7 Ways to Master the Basics of Bookkeeping

Managing your finances is crucial for the success of your start-up business. Whether you're new to bookkeeping or have dabbled in it before, mastering the basics will save you time and prevent costly mistakes. Here's a step-by-step guide to help you get started:

1. Separate Business and Personal Accounts

One of the first things we always recommend to clients is separating their personal and business expenses. Many new business owners will start by using their personal bank account or credit card to operate their business. While this may seem easy in the beginning, it may make it difficult to accurately track just business expenses. It's kind of like mixing a red sock into your whites and ending up with pink clothes!

Additionally, this is important for tax purposes so you can ensure you're claiming all business-related deductions without any issues.

How to do it: Open a dedicated business bank account. This account should be used solely for business transactions, including paying bills, receiving payments, and covering business-related expenses. You should also consider getting a separate business credit card to further streamline your financial management.

2. Integrate your business account with QuickBooks Online (QBO)

We recommend taking advantage of QBO's automation and integrations and syncing your bank transactions to your QBO account automatically. This will help ensure the information you see in QBO is real-time and reduces the amount of time you have to spend in your books and accounts each week.

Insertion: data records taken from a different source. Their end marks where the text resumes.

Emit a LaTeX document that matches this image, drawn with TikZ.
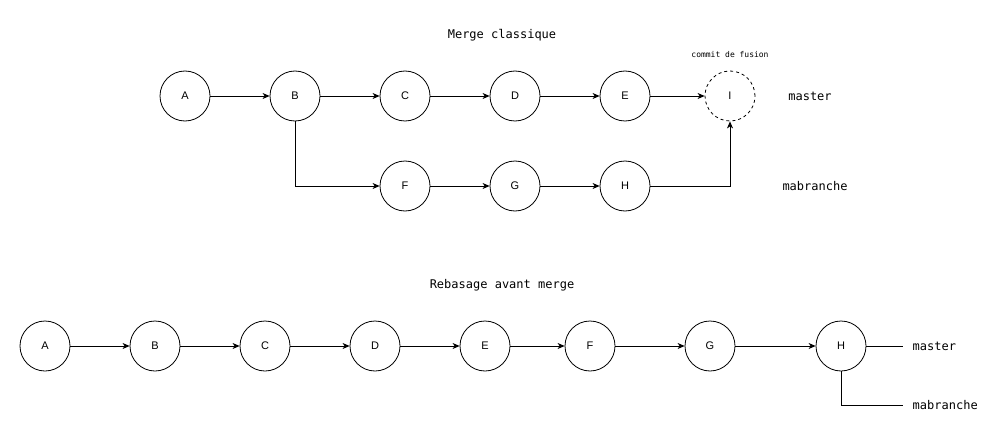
\documentclass[tikz,border=0pt]{standalone}
\usepackage{fontspec}
\setmainfont{Liberation Sans}
\newfontfamily\monofont{DejaVu Sans Mono}
\usepackage{tikz}
\usetikzlibrary{arrows, arrows.meta, positioning}
\tikzset{>={Stealth[length=7pt,width=6pt,inset=2pt]}}
\tikzset{commit/.style={draw, circle, minimum size=50pt, inner sep=0pt, font=\fontsize{11}{13}\selectfont},
	lbl/.style={font=\monofont\fontsize{12}{14}\selectfont}}

\begin{document}
\begin{tikzpicture}[x=1pt, y=-1pt, line width=0.8pt]
	\useasboundingbox (0,0) rectangle (1006,441);
	% merge classique
	\node[lbl] (T1) at (502,35) {Merge classique};
	\node[commit] (A1) at (185,96) {A};
	\node[commit] (B1) at (295,96) {B};
	\node[commit] (C1) at (405,96) {C};
	\node[commit] (D1) at (515,96) {D};
	\node[commit] (E1) at (625,96) {E};
	\node[commit, dashed] (I1) at (730,96) {I};
	\node[commit] (F1) at (405,186) {F};
	\node[commit] (G1) at (515,186) {G};
	\node[commit] (H1) at (625,186) {H};
	\node[font=\monofont\fontsize{8}{9}\selectfont] (M1) at (730,55) {commit de fusion};
	\node[lbl] (S1) at (810,96) {master};
	\node[lbl] (R1) at (815,186) {mabranche};
	\draw [->](A1)--(B1); \draw [->](B1)--(C1); \draw [->](C1)--(D1);
	\draw [->](D1)--(E1); \draw [->](E1)--(I1);
	\draw [->](B1)|-(F1); \draw [->](F1)--(G1); \draw [->](G1)--(H1);
	\draw [->](H1)-|(I1);
	% rebasage
	\node[lbl] (T2) at (502,285) {Rebasage avant merge};
	\node[commit] (A2) at (45,346) {A};
	\node[commit] (B2) at (155,346) {B};
	\node[commit] (C2) at (265,346) {C};
	\node[commit] (D2) at (375,346) {D};
	\node[commit] (E2) at (485,346) {E};
	\node[commit] (F2) at (590,346) {F};
	\node[commit] (G2) at (710,346) {G};
	\node[commit] (H2) at (841,346) {H};
	\node[lbl, anchor=west] (S2) at (909,346) {master};
	\node[lbl, anchor=west] (R2) at (909,405) {mabranche};
	\draw [->](A2)--(B2); \draw [->](B2)--(C2); \draw [->](C2)--(D2);
	\draw [->](D2)--(E2); \draw [->](E2)--(F2); \draw [->](F2)--(G2);
	\draw [->](G2)--(H2);
	\draw [shorten >=6pt](H2)--(S2); \draw [shorten >=6pt](H2)|-(R2);
\end{tikzpicture}
\end{document}
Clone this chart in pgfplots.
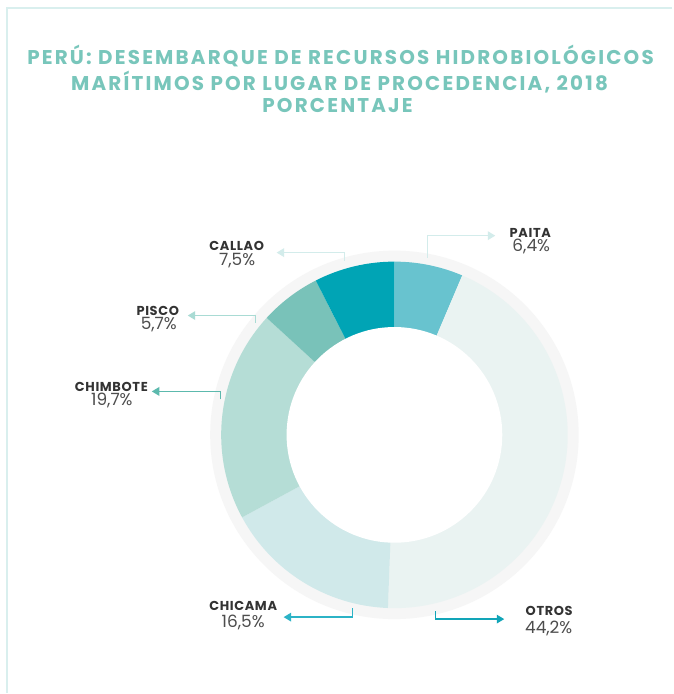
\documentclass[border=0pt]{standalone}
\usepackage{pgfplots}
\pgfplotsset{compat=1.18}
\usepackage{pgfplotstable}
\usetikzlibrary{arrows.meta}
\usepackage{fontspec}
\setmainfont{Poppins}
\definecolor{titlecol}{HTML}{78C6BB}
\definecolor{framecol}{HTML}{D9EFEE}
\definecolor{cPAITA}{HTML}{68C3CF}
\definecolor{cOTROS}{HTML}{EAF3F2}
\definecolor{cCHICAMA}{HTML}{D0E9EA}
\definecolor{cCHIMBOTE}{HTML}{B5DDD6}
\definecolor{cPISCO}{HTML}{79C2B9}
\definecolor{cCALLAO}{HTML}{00A4B5}
\definecolor{ringgray}{HTML}{F6F6F6}
\definecolor{aPale}{HTML}{D3ECEB}
\definecolor{aPISCO}{HTML}{A9DBD4}
\definecolor{aCHIMBOTE}{HTML}{5CB9AD}
\definecolor{aCHICAMA}{HTML}{2CB3C6}
\definecolor{aOTROS}{HTML}{12A5B8}
\definecolor{namecol}{HTML}{333333}
\definecolor{valcol}{HTML}{4D4D4D}

\pgfplotstableread{
name value
PAITA 6.4
OTROS 44.2
CHICAMA 16.5
CHIMBOTE 19.7
PISCO 5.7
CALLAO 7.5
}\piedata
\pgfplotstablegetelem{0}{value}\of\piedata\pgfmathsetmacro\vA{\pgfplotsretval}%
\pgfplotstablegetelem{1}{value}\of\piedata\pgfmathsetmacro\vB{\pgfplotsretval}%
\pgfplotstablegetelem{2}{value}\of\piedata\pgfmathsetmacro\vC{\pgfplotsretval}%
\pgfplotstablegetelem{3}{value}\of\piedata\pgfmathsetmacro\vD{\pgfplotsretval}%
\pgfplotstablegetelem{4}{value}\of\piedata\pgfmathsetmacro\vE{\pgfplotsretval}%
\pgfplotstablegetelem{5}{value}\of\piedata\pgfmathsetmacro\vF{\pgfplotsretval}%
\pgfmathsetmacro\aA{90}%
\pgfmathsetmacro\aB{\aA-3.6*\vA}%
\pgfmathsetmacro\aC{\aB-3.6*\vB}%
\pgfmathsetmacro\aD{\aC-3.6*\vC}%
\pgfmathsetmacro\aE{\aD-3.6*\vD}%
\pgfmathsetmacro\aF{\aE-3.6*\vE}%
\pgfmathsetmacro\aG{\aF-3.6*\vF}%

\begin{document}%
\begin{tikzpicture}
\begin{axis}[
  x=1bp, y=1bp, y dir=reverse,
  xmin=0, xmax=673, ymin=0, ymax=694,
  hide axis, clip=false, scale only axis,
]
\fill[white] (axis cs:0,0) rectangle (axis cs:673,694);
% frame
\draw[framecol, line width=2bp] (axis cs:7,694) -- (axis cs:7,8) -- (axis cs:673,8);
% title
\tikzset{ttl/.style={font=\bfseries\fontsize{20}{22}\selectfont\addfontfeatures{LetterSpace=11}, text=titlecol, anchor=center, inner sep=0pt}}
\node[ttl] at (axis cs:341,56) {PERÚ: DESEMBARQUE DE RECURSOS HIDROBIOLÓGICOS};
\node[ttl] at (axis cs:340,82) {MARÍTIMOS POR LUGAR DE PROCEDENCIA, 2018};
\node[ttl] at (axis cs:338,106) {PORCENTAJE};
% donut
\fill[ringgray] (axis cs:395,435.5) circle[radius=184.5bp];
\fill[cPAITA] (axis cs:395,435.5) -- ++(\aA:173.5bp) arc[start angle=\aA, end angle=\aB, radius=173.5bp] -- cycle;
\fill[cOTROS] (axis cs:395,435.5) -- ++(\aB:173.5bp) arc[start angle=\aB, end angle=\aC, radius=173.5bp] -- cycle;
\fill[cCHICAMA] (axis cs:395,435.5) -- ++(\aC:173.5bp) arc[start angle=\aC, end angle=\aD, radius=173.5bp] -- cycle;
\fill[cCHIMBOTE] (axis cs:395,435.5) -- ++(\aD:173.5bp) arc[start angle=\aD, end angle=\aE, radius=173.5bp] -- cycle;
\fill[cPISCO] (axis cs:395,435.5) -- ++(\aE:173.5bp) arc[start angle=\aE, end angle=\aF, radius=173.5bp] -- cycle;
\fill[cCALLAO] (axis cs:395,435.5) -- ++(\aF:173.5bp) arc[start angle=\aF, end angle=\aG, radius=173.5bp] -- cycle;
\fill[white] (axis cs:395,435.5) circle[radius=108bp];
% arrows
\tikzset{arr/.style={line width=1.5bp, -{Triangle[length=7.5bp, width=8.5bp]}}}
\draw[arr, aPale] (axis cs:428,258) -- (axis cs:428,236) -- (axis cs:496,236);
\draw[arr, aPale] (axis cs:345,261) -- (axis cs:345,253) -- (axis cs:277,253);
\draw[arr, aPISCO] (axis cs:256,323) -- (axis cs:256,316) -- (axis cs:188,316);
\draw[arr, aCHIMBOTE] (axis cs:221,400) -- (axis cs:221,392) -- (axis cs:152,392);
\draw[arr, aCHICAMA] (axis cs:353,609) -- (axis cs:353,618) -- (axis cs:284,618);
\draw[arr, aOTROS] (axis cs:436,612) -- (axis cs:436,620) -- (axis cs:505,620);
% labels
\tikzset{nm/.style={font=\bfseries\fontsize{13}{15}\selectfont\addfontfeatures{LetterSpace=5}, text=namecol, anchor=center, inner sep=0pt},
         vl/.style={font=\fontsize{17}{19}\selectfont, text=valcol, anchor=center, inner sep=0pt}}
\node[nm] at (axis cs:531,233) {PAITA};
\node[vl] at (axis cs:532,247) {6,4\%};
\node[nm] at (axis cs:237,246) {CALLAO};
\node[vl] at (axis cs:237.5,261) {7,5\%};
\node[nm] at (axis cs:158,311) {PISCO};
\node[vl] at (axis cs:159,325) {5,7\%};
\node[nm] at (axis cs:111.5,387) {CHIMBOTE};
\node[vl] at (axis cs:112,401) {19,7\%};
\node[nm] at (axis cs:243.5,607) {CHICAMA};
\node[vl] at (axis cs:243.5,623) {16,5\%};
\node[nm] at (axis cs:550,612) {OTROS};
\node[vl] at (axis cs:549.5,629) {44,2\%};
\end{axis}
\end{tikzpicture}%
\end{document}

Why QBO? QBO allows you to easily track income and expenses, manage payroll, generate financial reports, and even automate tasks like invoicing. Plus, it’s cloud-based, meaning you can access your financial data from anywhere.

3. Decide Between Cash and Accrual Accounting

Choosing the right accounting method is crucial for accurate financial reporting.

Cash Accounting: This method records income and expenses when cash actually changes hands. It’s simpler and provides a clear picture of your cash flow. For most small businesses and solopreneurs, cash accounting is recommended because it’s easier to manage and more straightforward for tax purposes.

Accrual Accounting:  Alternatively, accrual accounting records income and expenses when they are earned or incurred, regardless of when the cash is received or paid. While this method provides a more accurate picture of your business’s financial position, it can be more complex and may require more time and effort to maintain. Typically this method is utilized when a business is sending out invoices to customers or clients and awaiting payment.

4. Record Transactions Consistently

Recording every financial transaction is the backbone of good bookkeeping. Whether it’s income, expenses, or any other financial activity, keeping detailed records ensures you have a clear understanding of your business’s financial health.

Tip: Make it a habit to record transactions regularly, ideally daily or weekly. This will prevent errors and omissions and make it easier to reconcile your accounts later.

5. Categorize Transactions Correctly

Once transactions are recorded, they need to be categorized into the correct accounts. This is essential for generating accurate financial statements which are necessary for making informed business decisions.

How to do it: Create categories or accounts for different types of income and expenses, such as “Sales,” “Office Supplies,” “Marketing Expenses,” etc. QBO can automate much of this process by learning how to categorize your transactions over time.

6. Store Transactions with Supporting Evidence

Every transaction you record should be backed up with supporting documentation. This includes receipts, invoices, bank statements, and any other evidence that verifies the transaction.

Why it matters: Keeping these records organized not only ensures that you’re prepared for tax season but also protects your business in case of an audit. It’s a good practice to store both physical copies and digital backups of all your financial documents.

7. Reconcile Accounts Regularly

Reconciling your accounts means comparing your recorded transactions with your bank statements to ensure that everything matches. This step is crucial for catching and correcting errors, such as duplicate entries or missing transactions.

When to do it: Ideally, you should reconcile your accounts monthly. This helps you maintain accurate records and provides a clear picture of your business’s financial position at any given time.